Pour moi, ces lignes- là, sont ce qu'on appelle une "écriture blanche " donc dénuée d'émotions, je comprends cette nécessité, mais elle ne m'emballe pas:" Pour rendre compte d’une vie soumise à la nécessité, je n’ai pas le droit de prendre d’abord le parti de l’art, ni de chercher à faire quelque chose de « passionnant », ou d’« émouvant ». L’écriture plate me vient naturellement' (...), « Il me fallait rompre avec le « bien écrire », la belle phrase, celle-là même que j’enseignais à mes élèves, pour extirper, exhiber et comprendre la déchirure qui me traversait. ». Pour moi, c'est un parti prix et l'impression qui se dégage en la lisant est moindre.. Maintenant, ce parti prix se défend, je l'admets tout à fait.
Un choix, un parti pris, certainement. Comme toi, je m'interroge sur cette nécessité et je la respecte. J'y sens aussi un barrage à l'expression des émotions, bien qu'elles affleurent ici ou là.

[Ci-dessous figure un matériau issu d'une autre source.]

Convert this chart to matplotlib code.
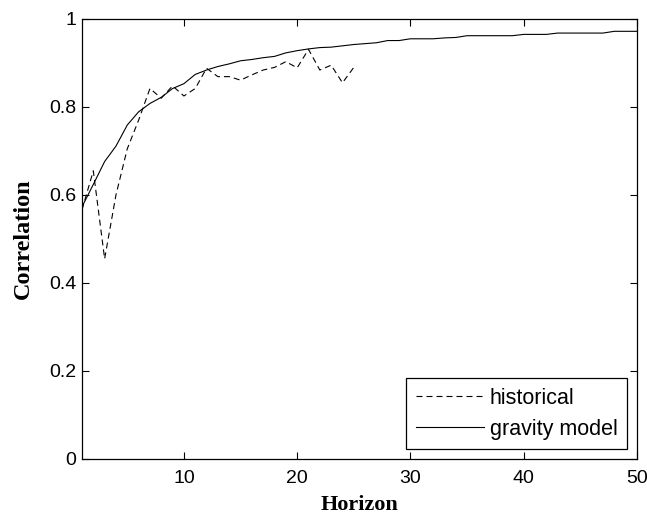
import numpy as np
import matplotlib
matplotlib.use("Agg")
import matplotlib.pyplot as plt

# -----------------------------
# Data
# -----------------------------
horizon_hist = list(range(1, 26))
historical = [0.566, 0.655, 0.455, 0.600, 0.705, 0.770, 0.842, 0.820, 0.848,
              0.825, 0.842, 0.888, 0.869, 0.869, 0.861, 0.873, 0.884, 0.890,
              0.903, 0.889, 0.931, 0.884, 0.895, 0.855, 0.890]

horizon_grav = list(range(1, 51))
gravity = [0.573, 0.624, 0.676, 0.711, 0.759, 0.789, 0.808, 0.822, 0.842,
           0.853, 0.874, 0.884, 0.892, 0.898, 0.905, 0.908, 0.912, 0.915,
           0.923, 0.928, 0.932, 0.935, 0.936, 0.939, 0.942, 0.944, 0.946,
           0.951, 0.951, 0.955, 0.955, 0.955, 0.957, 0.958, 0.962, 0.962,
           0.962, 0.962, 0.962, 0.965, 0.965, 0.965, 0.968, 0.968, 0.968,
           0.968, 0.968, 0.972, 0.972, 0.972]

x_ticks = [10, 20, 30, 40, 50]
y_ticks = [0, 0.2, 0.4, 0.6, 0.8, 1]
y_labels = ["0", "0.2", "0.4", "0.6", "0.8", "1"]

# -----------------------------
# Plot
# -----------------------------
sans = ["Liberation Sans", "DejaVu Sans"]
serif = ["Liberation Serif", "DejaVu Serif"]

fig = plt.figure(figsize=(6.47, 5.16), dpi=100)
ax = fig.add_axes([0.1267, 0.1105, 0.8578, 0.8527])

ax.plot(horizon_hist, historical, color="black", lw=0.8,
        linestyle=(0, (5.4, 3.6)), label="historical")
ax.plot(horizon_grav, gravity, color="black", lw=0.8, label="gravity model")

ax.set_xlim(1, 50)
ax.set_ylim(0, 1)
ax.set_xticks(x_ticks)
ax.set_yticks(y_ticks)
ax.set_yticklabels(y_labels)

ax.tick_params(direction="in", top=True, right=True, length=5, width=0.8,
               labelsize=14)
ax.tick_params(axis="x", pad=8)
ax.tick_params(axis="y", pad=4)
for lab in ax.get_xticklabels() + ax.get_yticklabels():
    lab.set_family(sans)
for sp in ax.spines.values():
    sp.set_linewidth(0.9)

ax.set_xlabel("Horizon", family=serif, fontweight="bold", fontsize=16,
              labelpad=5.5)
ax.set_ylabel("Correlation", family=serif, fontweight="bold", fontsize=17.5,
              labelpad=11)

leg = ax.legend(loc="lower right", prop={"family": sans, "size": 15.5},
                fancybox=False, edgecolor="black", framealpha=1,
                handlelength=3.15, handletextpad=0.28, borderaxespad=0.45,
                labelspacing=0.45, borderpad=0.45)
leg.get_frame().set_linewidth(0.9)

fig.savefig("out.png", dpi=100)
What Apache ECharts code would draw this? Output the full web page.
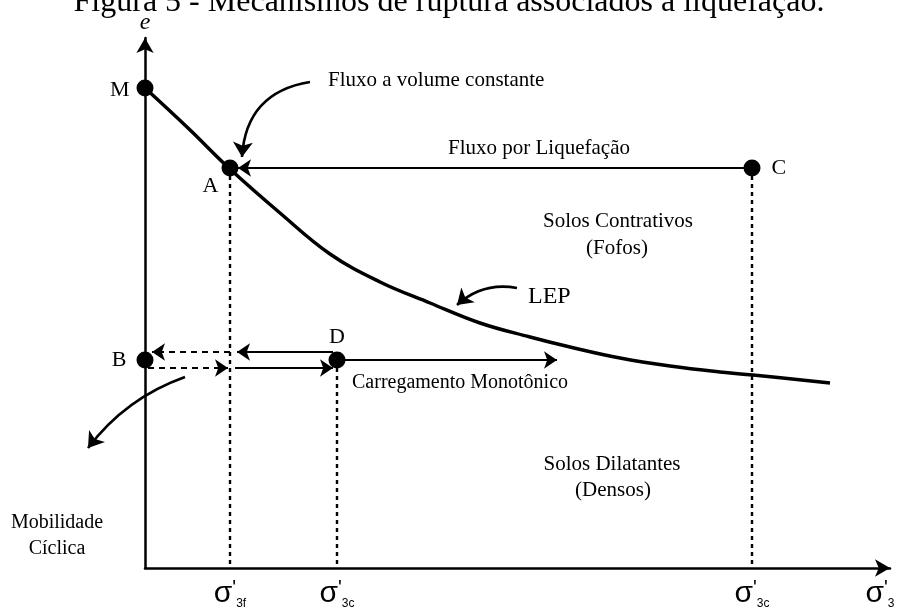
<!DOCTYPE html>
<html>
<head>
<meta charset="utf-8">
<script src="https://cdn.jsdelivr.net/npm/echarts@6/dist/echarts.min.js"></script>
<style>
  html, body { margin: 0; background: #fff; }
  #chart { width: 898px; height: 610px; }
</style>
</head>
<body>
<div id="chart"></div>
<script>
const serif = '"Liberation Serif", "DejaVu Serif", serif';
const sans = '"Liberation Sans", Arial, sans-serif';

// LEP (steady state line), x = sigma'3, y = e
const lepX = [0, 43, 85, 135, 185, 235, 285, 335, 385, 425, 475, 525, 575, 608, 685];
const lepY = [480, 440, 399, 355, 314, 286, 265, 245, 231, 221, 210, 202, 196, 193, 185];

// named states
const pointNames = ['M', 'A', 'B', 'C', 'D'];
const pointX = [0, 85, 0, 607, 192];
const pointY = [480, 400, 208, 400, 208];

// marked stresses on the x axis
const tickValues = [85, 192, 607];
const tickSubs = ['3f', '3c', '3c'];

// dotted guides from the states down to the axis
const guides = [
  [[85, 400], [85, 0]],
  [[192, 208], [192, 0]],
  [[607, 400], [607, 0]]
];

// straight arrows [from, to]
const solidArrows = [
  [[607, 400], [93, 400]],   // fluxo por liquefacao C -> A
  [[192, 208], [412, 208]],  // carregamento monotonico
  [[188, 216], [92, 216]],   // D -> back
  [[90, 200], [188, 200]]    // -> D
];
const dashedArrows = [
  [[85, 216], [7, 216]],
  [[3, 200], [83, 200]]
];

// curved pointer arrows [from, to, curveness]
const curvedArrows = [
  [[165, 486], [97, 411], -0.4],
  [[372, 280], [312, 263], -0.25],
  [[40, 191], [-57, 120], -0.15]
];

const labelPos = { M: 'left', A: 'left', B: 'left', C: 'right', D: 'top' };
const labelOffset = { M: [0, 2], A: [4, 18], B: [-3, 0], C: [4, 0], D: [0, 4] };

const chart = echarts.init(document.getElementById('chart'));

const sigmaRich = {
  s: { fontFamily: sans, fontSize: 30, lineHeight: 32, color: '#000' },
  p: { fontFamily: sans, fontSize: 20, lineHeight: 32, verticalAlign: 'top', color: '#000' },
  n: { fontFamily: sans, fontSize: 12, lineHeight: 32, verticalAlign: 'bottom', color: '#000' }
};

const toLines = (arr) => arr.map(a => ({ coords: [a[0], a[1]] }));

chart.setOption({
  animation: false,
  title: {
    text: 'Figura 5 - Mecanismos de ruptura associados à liquefação.',
    left: 'center',
    top: -18,
    textStyle: { fontFamily: serif, fontSize: 32, fontWeight: 'normal', color: '#000' }
  },
  grid: { left: 145, right: 8, top: 38, bottom: 42 },
  xAxis: {
    type: 'value',
    min: 0,
    max: 745,
    splitLine: { show: false },
    axisTick: { show: false },
    axisLine: {
      lineStyle: { color: '#000', width: 2.5 },
      symbol: ['none', 'arrow'],
      symbolSize: [13, 15]
    },
    axisLabel: {
      customValues: tickValues,
      margin: 10,
      formatter: v => {
        const i = tickValues.indexOf(v);
        return '{s|σ}{p|\'}{n|' + tickSubs[i] + '}';
      },
      rich: sigmaRich
    },
    name: '{s|σ}{p|\'}{n|3}',
    nameLocation: 'end',
    nameGap: -10,
    nameTextStyle: {
      align: 'center',
      verticalAlign: 'top',
      padding: [10, 0, 0, 0],
      rich: sigmaRich
    }
  },
  yAxis: {
    type: 'value',
    min: 0,
    max: 530,
    splitLine: { show: false },
    axisTick: { show: false },
    axisLabel: { show: false },
    axisLine: {
      lineStyle: { color: '#000', width: 2.5 },
      symbol: ['none', 'arrow'],
      symbolSize: [13, 15]
    },
    name: 'e',
    nameLocation: 'end',
    nameGap: 3,
    nameTextStyle: { fontFamily: serif, fontStyle: 'italic', fontSize: 24, color: '#000' }
  },
  graphic: [
    { type: 'text', x: 328, y: 80, style: { text: 'Fluxo a volume constante', fontFamily: serif, fontSize: 21, fill: '#000', align: 'left', verticalAlign: 'middle' } },
    { type: 'text', x: 539, y: 148, style: { text: 'Fluxo por Liquefação', fontFamily: serif, fontSize: 21, fill: '#000', align: 'center', verticalAlign: 'middle' } },
    { type: 'text', x: 618, y: 221, style: { text: 'Solos Contrativos', fontFamily: serif, fontSize: 21, fill: '#000', align: 'center', verticalAlign: 'middle' } },
    { type: 'text', x: 617, y: 248, style: { text: '(Fofos)', fontFamily: serif, fontSize: 21, fill: '#000', align: 'center', verticalAlign: 'middle' } },
    { type: 'text', x: 528, y: 297, style: { text: 'LEP', fontFamily: serif, fontSize: 24, fill: '#000', align: 'left', verticalAlign: 'middle' } },
    { type: 'text', x: 352, y: 383, style: { text: 'Carregamento Monotônico', fontFamily: serif, fontSize: 20, fill: '#000', align: 'left', verticalAlign: 'middle' } },
    { type: 'text', x: 612, y: 464, style: { text: 'Solos Dilatantes', fontFamily: serif, fontSize: 21, fill: '#000', align: 'center', verticalAlign: 'middle' } },
    { type: 'text', x: 613, y: 490, style: { text: '(Densos)', fontFamily: serif, fontSize: 21, fill: '#000', align: 'center', verticalAlign: 'middle' } },
    { type: 'text', x: 57, y: 523, style: { text: 'Mobilidade', fontFamily: serif, fontSize: 20, fill: '#000', align: 'center', verticalAlign: 'middle' } },
    { type: 'text', x: 57, y: 549, style: { text: 'Cíclica', fontFamily: serif, fontSize: 20, fill: '#000', align: 'center', verticalAlign: 'middle' } }
  ],
  series: [
    {
      name: 'LEP',
      type: 'line',
      data: lepX.map((x, i) => [x, lepY[i]]),
      smooth: 0.4,
      symbol: 'none',
      lineStyle: { color: '#000', width: 3.5 },
      z: 3
    },
    {
      type: 'lines',
      coordinateSystem: 'cartesian2d',
      clip: false,
      symbol: 'none',
      data: toLines(guides),
      lineStyle: { color: '#000', width: 2.4, type: [4, 4], opacity: 1 }
    },
    {
      type: 'lines',
      coordinateSystem: 'cartesian2d',
      clip: false,
      symbol: ['none', 'arrow'],
      symbolSize: 13,
      data: toLines(solidArrows),
      lineStyle: { color: '#000', width: 2.2, opacity: 1 }
    },
    {
      type: 'lines',
      coordinateSystem: 'cartesian2d',
      clip: false,
      symbol: ['none', 'arrow'],
      symbolSize: 13,
      data: toLines(dashedArrows),
      lineStyle: { color: '#000', width: 2.2, type: [6, 5], opacity: 1 }
    },
    {
      type: 'lines',
      coordinateSystem: 'cartesian2d',
      clip: false,
      symbol: ['none', 'arrow'],
      symbolSize: 15,
      data: curvedArrows.map(a => ({ coords: [a[0], a[1]], lineStyle: { curveness: a[2] } })),
      lineStyle: { color: '#000', width: 2.6, opacity: 1 }
    },
    {
      type: 'scatter',
      symbolSize: 17,
      itemStyle: { color: '#000', opacity: 1 },
      z: 5,
      clip: false,
      data: pointNames.map((n, i) => ({
        name: n,
        value: [pointX[i], pointY[i]],
        label: {
          show: true,
          formatter: '{b}',
          position: labelPos[n],
          offset: labelOffset[n],
          distance: 7,
          fontFamily: serif,
          fontSize: 22,
          color: '#000'
        }
      }))
    }
  ]
});
</script>
</body>
</html>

La volonté de rendre une réalité sociale s'allie peut-être à une très grande réserve, comme si seules les réalités physiques (même vécues intimement) ou matérielles avaient droit de cité dans ses textes. Mais on n'évacue jamais complètement le "côté pyschologique" comme l'écrit Ariane juste avant toi.
Malgré cette écriture "plate" revendiquée, je retrouve des émotions, souvent, en lisant Annie Ernaux.
Il me semble que même si elles ne sont pas livrées sur un plateau, lisibles directement, elles sont là, sous-jacentes, bien présentes. C'est peut être cela le talent.
Merci Tania pour cette longue et très intéressante présentation. J'espère que tu es en forme maintenant.
Tu as raison, on peut parfois les lire entre les lignes.
Oui, je vais bien maintenant, merci Claudie.